Addressing the challenges
Lack of business validation
One of the most common challenges teams face is starting with technology instead of business validation. Many jump straight into blockchain selection without validating the business logic, regulatory readiness, or real user demand. This leads to building solutions that nobody actually needs. The solution is to prioritize discovery and planning before any code is written.

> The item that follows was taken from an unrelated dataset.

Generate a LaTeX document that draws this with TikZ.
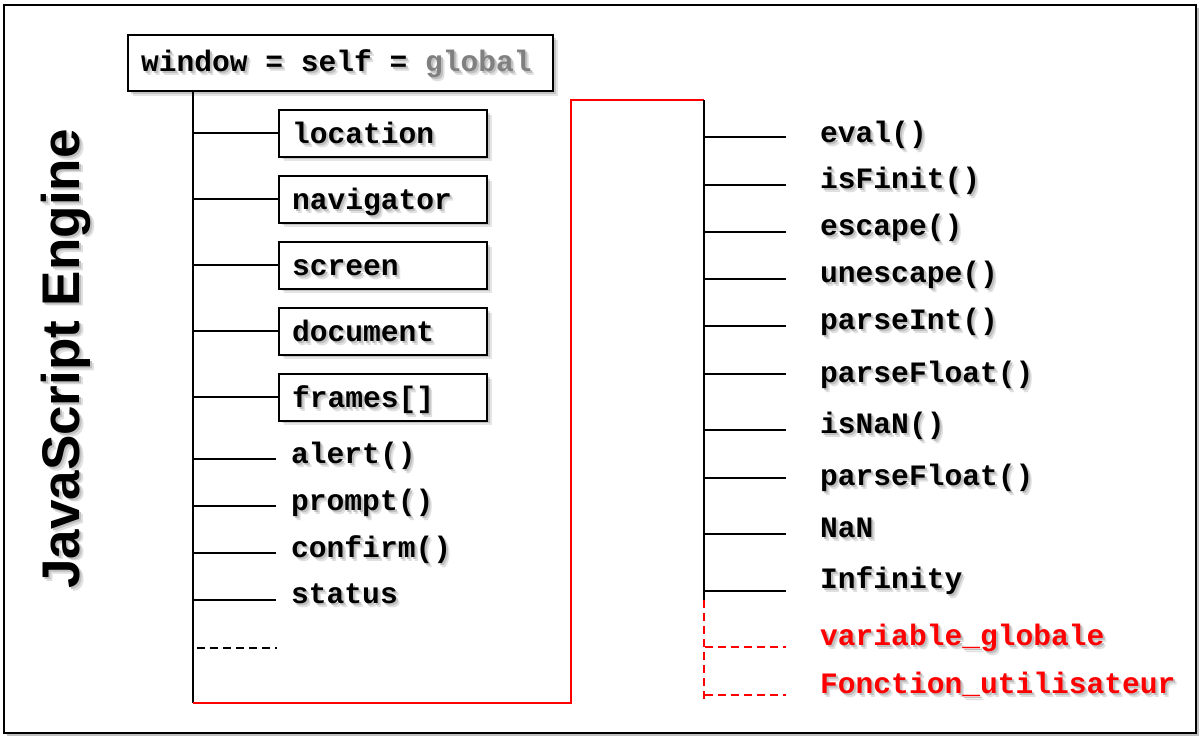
\documentclass[tikz,border=0pt]{standalone}
\usepackage{fontspec}
\setmainfont{Liberation Sans}
\newfontfamily\codefont{Liberation Mono}
\usetikzlibrary{shadows}
\def\glcolor{gray}
\newcommand\globalword{\textcolor{\glcolor}{global}}
\newcommand\csp{\hspace*{0.6em}}
\newcommand\shd[1]{\makebox[0pt][l]{\smash{\kern3.5pt\raisebox{-4.5pt}{\def\glcolor{black!12}\color{black!12}#1}}}\makebox[0pt][l]{\smash{\kern2pt\raisebox{-2.5pt}{\def\glcolor{black!25}\color{black!25}#1}}}#1}
\newcommand\shdr[1]{\makebox[0pt][l]{\smash{\kern-3.5pt\raisebox{-4.5pt}{\color{black!12}#1}}}\makebox[0pt][l]{\smash{\kern-2pt\raisebox{-2.5pt}{\color{black!25}#1}}}#1}
\begin{document}
\begin{tikzpicture}[x=1pt,y=-1pt,
  softshadow/.style={general shadow={shadow xshift=4.5pt,shadow yshift=-4.5pt,fill=black,opacity=0.10},
                     general shadow={shadow xshift=2.5pt,shadow yshift=-2.5pt,fill=black,opacity=0.14}},
  objbox/.style={draw=black,line width=2pt,fill=white,softshadow,anchor=north west,
                 inner xsep=13pt,inner ysep=0pt,align=left,
                 font=\codefont\bfseries\fontsize{29.6}{34}\selectfont},
  codetxt/.style={font=\codefont\bfseries\fontsize{29.6}{34}\selectfont,inner sep=0pt,anchor=base west},
  link/.style={line width=2pt,draw=black},
  redlink/.style={line width=2pt,draw=red},
  dashlink/.style={line width=2pt,dash pattern=on 8pt off 5pt}
]
\useasboundingbox (0,0) rectangle (1200,737);
\fill[white] (0,0) rectangle (1200,737);
% outer frame
\draw[line width=2pt,fill=white,general shadow={shadow xshift=3pt,shadow yshift=-3pt,fill=black,opacity=0.25}] (4,5) rectangle (1196,733);

% vertical title
\node[rotate=90,anchor=base,inner sep=0pt,font=\bfseries\fontsize{53}{53}\selectfont] (engine) at (79,359) {\shdr{JavaScript Engine}};

% top box
\node[objbox,text width=399pt,minimum height=56pt,text height=22pt,text depth=6pt] (title) at (127,34) {\shd{window\csp=\csp self\csp=\csp\globalword}};

% skeleton
\coordinate (ttop) at (193,90);
\coordinate (lb) at (193,703);
\coordinate (rb) at (571,703);
\coordinate (rt) at (571,100);
\coordinate (rtr) at (704,100);
\coordinate (rmid) at (704,600);
\coordinate (rend) at (704,703);
\draw[link] (title.south -| ttop) -- (lb);
\draw[redlink,line join=miter] (lb) -- (rb) -- (rt) -- (rtr);
\draw[link] (rtr) -- (rmid);
\draw[redlink,dashlink] (rmid) -- (rend);

% boxed objects
\foreach \nm/\txt/\yy in {location/location/109, navigator/navigator/175, screen/screen/241, document/document/307, frames/{frames[]}/373}{
  \node[objbox,text width=182pt,minimum height=46.5pt,text height=23.75pt,text depth=4.25pt] (\nm) at (278,\yy) {\shd{\txt}};
  \draw[link] (\nm.west -| lb) -- (\nm.west);
}

% plain members on the left
\foreach \nm/\txt/\by/\ty in {alert/alert()/463/459, prompt/prompt()/510/506, confirm/confirm()/557/553, status/status/603/600}{
  \node[codetxt] (\nm) at (291,\by) {\shd{\txt}};
  \coordinate (\nm-a) at (194,\ty);
  \coordinate (\nm-b) at (276,\ty);
  \draw[link] (\nm-a) -- (\nm-b);
}
\coordinate (more-a) at (197,648);
\coordinate (more-b) at (277,648);
\draw[link,dashlink] (more-a) -- (more-b);

% global functions on the right
\foreach \nm/\txt/\by/\ty in {eval/eval()/142/137, isfinit/isFinit()/188/185, escape/escape()/235/232, unescape/unescape()/282/279, parseint/parseInt()/329/326, parsefloata/parseFloat()/382/374, isnan/isNaN()/433/430, parsefloatb/parseFloat()/485/478, nan/NaN/537/534, infinity/Infinity/588/591}{
  \node[codetxt] (\nm) at (820,\by) {\shd{\txt}};
  \coordinate (\nm-a) at (705,\ty);
  \coordinate (\nm-b) at (786,\ty);
  \draw[link] (\nm-a) -- (\nm-b);
}
\foreach \nm/\txt/\by/\ty in {varglob/variable\_globale/645/647, fonction/Fonction\_utilisateur/693/695}{
  \node[codetxt,text=red] (\nm) at (820,\by) {\shd{\txt}};
  \coordinate (\nm-a) at (705,\ty);
  \coordinate (\nm-b) at (786,\ty);
  \draw[redlink,dashlink] (\nm-a) -- (\nm-b);
}
\end{tikzpicture}
\end{document}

Underestimating regulatory complexity
Blockchain projects often touch areas with evolving legal frameworks, from securities laws to data privacy requirements. Working with partners who understand these complexities, like PixelPlex with their experience across multiple jurisdictions, helps navigate these waters safely.
Technical complexity
The project can become overwhelming. Blockchain development requires specialized skills that are still relatively scarce. Teams that try to build everything from scratch often run into delays and quality issues. The solution is to leverage existing tools, libraries, and proven templates wherever possible, focusing custom development only on features that truly differentiate your product.
User adoption
Even technically perfect blockchain solutions fail if users cannot or will not use them. The solution is to design for the lowest common denominator of user sophistication. If your product requires users to understand private key management, transaction fees, and network confirmations, you have already lost most of your potential audience. Abstraction layers that hide blockchain complexity behind familiar interfaces are essential for mass adoption.
Conclusion
Developing a blockchain MVP requires balancing ambition with practical constraints. The most successful projects start with a clear financial problem to solve, choose assets that are genuinely suited for tokenization, and build with user experience as a primary consideration. They account for costs realistically, from smart contract development to ongoing infrastructure, and they anticipate challenges around security, regulation, and adoption.
Trends in 2026 favor teams that leverage appchain architecture for flexibility, focus on real world assets with clear demand, and incorporate AI capabilities where they add genuine value. But technology trends matter less than fundamentals. A clear vision, proper planning, and the right development partner make the difference between a proof of concept that sits on a shelf and an MVP that grows into a successful platform.